* Set exercise: Repeat every line of the data exactly, but not the pictures.

* Provided data:
──────────

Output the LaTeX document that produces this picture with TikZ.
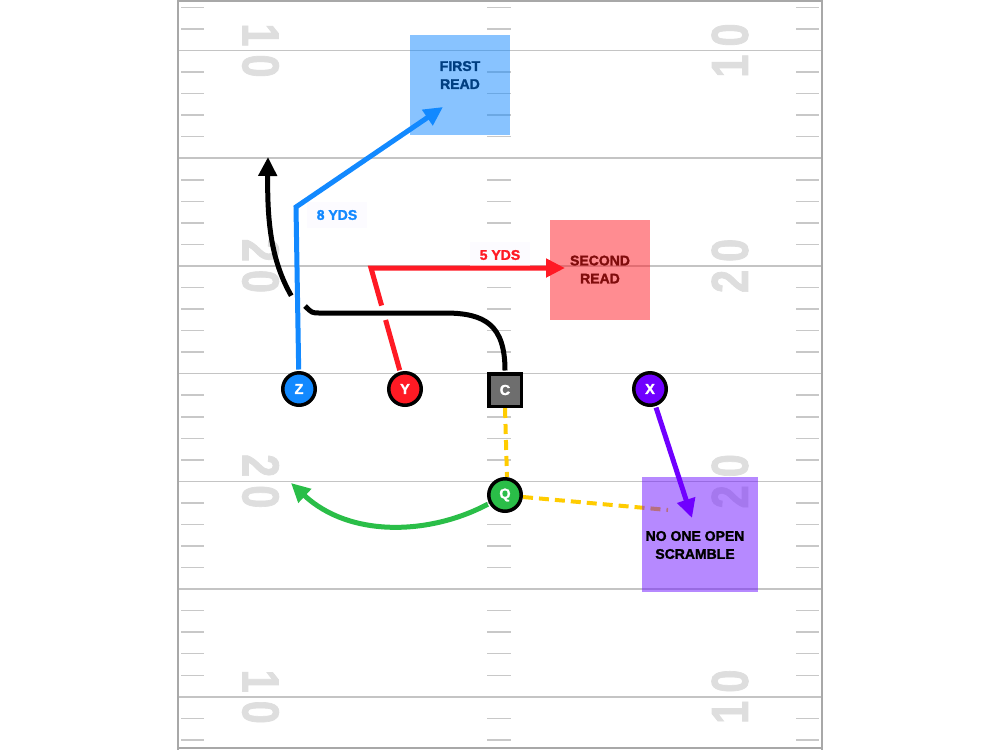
\documentclass[tikz,border=0pt]{standalone}
\usepackage{fontspec}
\setmainfont{Liberation Sans}[BoldFeatures={FakeBold=1.6}]
\usepackage{graphicx}
\usetikzlibrary{arrows.meta}

\definecolor{zblue}{RGB}{18,137,255}
\definecolor{yred}{RGB}{255,26,36}
\definecolor{xpurple}{RGB}{112,0,255}
\definecolor{qgreen}{RGB}{42,190,72}
\definecolor{cgray}{RGB}{110,110,110}
\definecolor{snapgold}{RGB}{255,204,0}
\definecolor{yardc}{RGB}{196,196,196}
\definecolor{hashc}{RGB}{200,200,200}
\definecolor{numc}{RGB}{222,222,222}
\definecolor{borderc}{RGB}{168,168,168}
\definecolor{darkredtxt}{RGB}{128,12,12}
\definecolor{darkbluetxt}{RGB}{0,62,128}
\definecolor{labbg}{RGB}{252,251,255}
\definecolor{scrambox}{RGB}{110,20,255}

\tikzset{
  yardline/.style={draw=yardc, line width=1.6pt},
  hashmark/.style={draw=hashc, line width=1.5pt},
  yardnum/.style={text=numc, font=\bfseries\fontsize{52}{52}\selectfont, inner sep=0pt},
  player/.style={circle, draw=black, line width=3.5pt, minimum size=32.5pt, inner sep=0pt,
    text=white, font=\bfseries\fontsize{14.5}{14.5}\selectfont},
  centersq/.style={rectangle, draw=black, line width=3.5pt, minimum size=32.5pt, inner sep=0pt,
    fill=cgray, text=white, font=\bfseries\fontsize{14.5}{14.5}\selectfont},
  route/.style={line width=5pt, shorten <=1.5pt},
  tipped/.style={-{Triangle[length=19pt,width=18pt]}},
  snapdash/.style={draw=snapgold, line width=4pt, dash pattern=on 10pt off 6pt},
  readbox/.style={rectangle, fill opacity=0.5, inner sep=0pt},
  boxtext/.style={align=center, font=\bfseries\fontsize{14}{18}\selectfont, inner sep=0pt},
  yds/.style={font=\bfseries\fontsize{14}{14}\selectfont, fill=labbg, inner xsep=10pt, inner ysep=8pt},
}

\begin{document}
\begin{tikzpicture}[x=1pt,y=-1pt]
\useasboundingbox (0,0) rectangle (1000,750);
\fill[white] (0,0) rectangle (1000,750);

% ---------- field ----------
\foreach \yy in {50.5,158.2,265.9,373.6,481.3,589,696.7}
  \draw[yardline] (178,\yy) -- (822,\yy);
\foreach \k in {0,...,34} {
  \pgfmathtruncatemacro\m{mod(\k,5)}
  \ifnum\m=2\relax\else
    \pgfmathsetmacro\yy{7.5+\k*21.54}
    \draw[hashmark] (181,\yy) -- (204,\yy) (487,\yy) -- (511,\yy) (796,\yy) -- (819,\yy);
  \fi
}
\foreach \yy/\a/\b [count=\i] in {50.5/1/0,265.9/2/0,481.3/2/0,696.7/1/0} {
  \node[yardnum, rotate=-90] (numL\i) at (260.5,\yy) {\scalebox{0.8}[1]{\a\kern10pt\b}};
  \node[yardnum, rotate=90] (numR\i) at (730,\yy) {\scalebox{0.8}[1]{\a\kern10pt\b}};
}
\draw[draw=borderc, line width=2pt] (178,1) -- (822,1) (178,748) -- (822,748);
\draw[draw=borderc, line width=2.2pt] (178,0) -- (178,750) (822,0) -- (822,750);

% ---------- snap / scramble dashed lines ----------
\coordinate (qend) at (668,510);
\draw[snapdash] (505,408) -- (507,477);
\draw[snapdash] (523,497) -- (qend);

% ---------- read boxes ----------
\node[readbox, fill=zblue, minimum width=100pt, minimum height=100pt] (R1) at (460,85) {};
\node[boxtext, text=darkbluetxt] (R1t) at (460,75) {FIRST\\READ};
\node[readbox, fill=yred, minimum width=100pt, minimum height=100pt] (R2) at (600,270) {};
\node[boxtext, text=darkredtxt] (R2t) at (600,269.5) {SECOND\\READ};
\node[readbox, fill=scrambox, minimum width=116pt, minimum height=115pt] (R3) at (700,534.5) {};
\node[boxtext, text=black] (R3t) at (695,545) {NO ONE OPEN\\SCRAMBLE};

% ---------- labels ----------
\node[yds, text=zblue] (l8) at (337,215) {8 YDS};
\node[yds, text=yred] (l5) at (500,255) {5 YDS};

% ---------- players ----------
\node[player, fill=zblue] (Z) at (299,389) {Z};
\node[player, fill=yred] (Y) at (405,389) {Y};
\node[centersq] (C) at (505,390) {C};
\node[player, fill=xpurple] (X) at (650,389) {X};
\node[player, fill=qgreen] (Q) at (505,495) {Q};

% ---------- routes ----------
% Z (blue)
\coordinate (zbreak) at (296,207);
\coordinate (zend) at (443,107);
\draw[route, zblue, tipped] (Z) -- (zbreak) -- (zend);

% C (black), broken where it passes the blue route
\coordinate (cmid) at (320,313);
\coordinate (cgap1) at (305,306);
\coordinate (cgap2) at (292,297);
\coordinate (cend) at (268,157);
\draw[route, black] (C.north) .. controls (505,325) and (485,313) .. (445,313) -- (cmid)
   .. controls (312,313) .. (cgap1);
\draw[route, black, tipped] (cgap2) .. controls (272,262) and (267,225) .. (cend);

% Y (red), broken where the black route passes
\coordinate (ygap1) at (385.6,320);
\coordinate (ygap2) at (382,307);
\coordinate (ybend) at (371,268);
\coordinate (yend) at (565,268);
\draw[route, yred] (Y) -- (ygap1);
\draw[route, yred, tipped] (ygap2) -- (ybend) -- (yend);

% X (purple)
\coordinate (xend) at (692,518);
\draw[route, xpurple, tipped] (X) -- (xend);

% Q (green)
\coordinate (gend) at (291,483);
\draw[route, qgreen, tipped] (Q) .. controls (430,535) and (350,538) .. (gend);
\end{tikzpicture}
\end{document}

──────────

* Solution for this problem:
Output the LaTeX document that produces this picture with TikZ.
\documentclass[tikz,border=0pt]{standalone}
\usepackage{fontspec}
\setmainfont{Liberation Sans}[BoldFeatures={FakeBold=1.6}]
\usepackage{graphicx}
\usetikzlibrary{arrows.meta}

\definecolor{zblue}{RGB}{18,137,255}
\definecolor{yred}{RGB}{255,26,36}
\definecolor{xpurple}{RGB}{112,0,255}
\definecolor{qgreen}{RGB}{42,190,72}
\definecolor{cgray}{RGB}{110,110,110}
\definecolor{snapgold}{RGB}{255,204,0}
\definecolor{yardc}{RGB}{196,196,196}
\definecolor{hashc}{RGB}{200,200,200}
\definecolor{numc}{RGB}{222,222,222}
\definecolor{borderc}{RGB}{168,168,168}
\definecolor{darkredtxt}{RGB}{128,12,12}
\definecolor{darkbluetxt}{RGB}{0,62,128}
\definecolor{labbg}{RGB}{252,251,255}
\definecolor{scrambox}{RGB}{110,20,255}

\tikzset{
  yardline/.style={draw=yardc, line width=1.6pt},
  hashmark/.style={draw=hashc, line width=1.5pt},
  yardnum/.style={text=numc, font=\bfseries\fontsize{52}{52}\selectfont, inner sep=0pt},
  player/.style={circle, draw=black, line width=3.5pt, minimum size=32.5pt, inner sep=0pt,
    text=white, font=\bfseries\fontsize{14.5}{14.5}\selectfont},
  centersq/.style={rectangle, draw=black, line width=3.5pt, minimum size=32.5pt, inner sep=0pt,
    fill=cgray, text=white, font=\bfseries\fontsize{14.5}{14.5}\selectfont},
  route/.style={line width=5pt, shorten <=1.5pt},
  tipped/.style={-{Triangle[length=19pt,width=18pt]}},
  snapdash/.style={draw=snapgold, line width=4pt, dash pattern=on 10pt off 6pt},
  readbox/.style={rectangle, fill opacity=0.5, inner sep=0pt},
  boxtext/.style={align=center, font=\bfseries\fontsize{14}{18}\selectfont, inner sep=0pt},
  yds/.style={font=\bfseries\fontsize{14}{14}\selectfont, fill=labbg, inner xsep=10pt, inner ysep=8pt},
}

\begin{document}
\begin{tikzpicture}[x=1pt,y=-1pt]
\useasboundingbox (0,0) rectangle (1000,750);
\fill[white] (0,0) rectangle (1000,750);

% ---------- field ----------
\foreach \yy in {50.5,158.2,265.9,373.6,481.3,589,696.7}
  \draw[yardline] (178,\yy) -- (822,\yy);
\foreach \k in {0,...,34} {
  \pgfmathtruncatemacro\m{mod(\k,5)}
  \ifnum\m=2\relax\else
    \pgfmathsetmacro\yy{7.5+\k*21.54}
    \draw[hashmark] (181,\yy) -- (204,\yy) (487,\yy) -- (511,\yy) (796,\yy) -- (819,\yy);
  \fi
}
\foreach \yy/\a/\b [count=\i] in {50.5/1/0,265.9/2/0,481.3/2/0,696.7/1/0} {
  \node[yardnum, rotate=-90] (numL\i) at (260.5,\yy) {\scalebox{0.8}[1]{\a\kern10pt\b}};
  \node[yardnum, rotate=90] (numR\i) at (730,\yy) {\scalebox{0.8}[1]{\a\kern10pt\b}};
}
\draw[draw=borderc, line width=2pt] (178,1) -- (822,1) (178,748) -- (822,748);
\draw[draw=borderc, line width=2.2pt] (178,0) -- (178,750) (822,0) -- (822,750);

% ---------- snap / scramble dashed lines ----------
\coordinate (qend) at (668,510);
\draw[snapdash] (505,408) -- (507,477);
\draw[snapdash] (523,497) -- (qend);

% ---------- read boxes ----------
\node[readbox, fill=zblue, minimum width=100pt, minimum height=100pt] (R1) at (460,85) {};
\node[boxtext, text=darkbluetxt] (R1t) at (460,75) {FIRST\\READ};
\node[readbox, fill=yred, minimum width=100pt, minimum height=100pt] (R2) at (600,270) {};
\node[boxtext, text=darkredtxt] (R2t) at (600,269.5) {SECOND\\READ};
\node[readbox, fill=scrambox, minimum width=116pt, minimum height=115pt] (R3) at (700,534.5) {};
\node[boxtext, text=black] (R3t) at (695,545) {NO ONE OPEN\\SCRAMBLE};

% ---------- labels ----------
\node[yds, text=zblue] (l8) at (337,215) {8 YDS};
\node[yds, text=yred] (l5) at (500,255) {5 YDS};

% ---------- players ----------
\node[player, fill=zblue] (Z) at (299,389) {Z};
\node[player, fill=yred] (Y) at (405,389) {Y};
\node[centersq] (C) at (505,390) {C};
\node[player, fill=xpurple] (X) at (650,389) {X};
\node[player, fill=qgreen] (Q) at (505,495) {Q};

% ---------- routes ----------
% Z (blue)
\coordinate (zbreak) at (296,207);
\coordinate (zend) at (443,107);
\draw[route, zblue, tipped] (Z) -- (zbreak) -- (zend);

% C (black), broken where it passes the blue route
\coordinate (cmid) at (320,313);
\coordinate (cgap1) at (305,306);
\coordinate (cgap2) at (292,297);
\coordinate (cend) at (268,157);
\draw[route, black] (C.north) .. controls (505,325) and (485,313) .. (445,313) -- (cmid)
   .. controls (312,313) .. (cgap1);
\draw[route, black, tipped] (cgap2) .. controls (272,262) and (267,225) .. (cend);

% Y (red), broken where the black route passes
\coordinate (ygap1) at (385.6,320);
\coordinate (ygap2) at (382,307);
\coordinate (ybend) at (371,268);
\coordinate (yend) at (565,268);
\draw[route, yred] (Y) -- (ygap1);
\draw[route, yred, tipped] (ygap2) -- (ybend) -- (yend);

% X (purple)
\coordinate (xend) at (692,518);
\draw[route, xpurple, tipped] (X) -- (xend);

% Q (green)
\coordinate (gend) at (291,483);
\draw[route, qgreen, tipped] (Q) .. controls (430,535) and (350,538) .. (gend);
\end{tikzpicture}
\end{document}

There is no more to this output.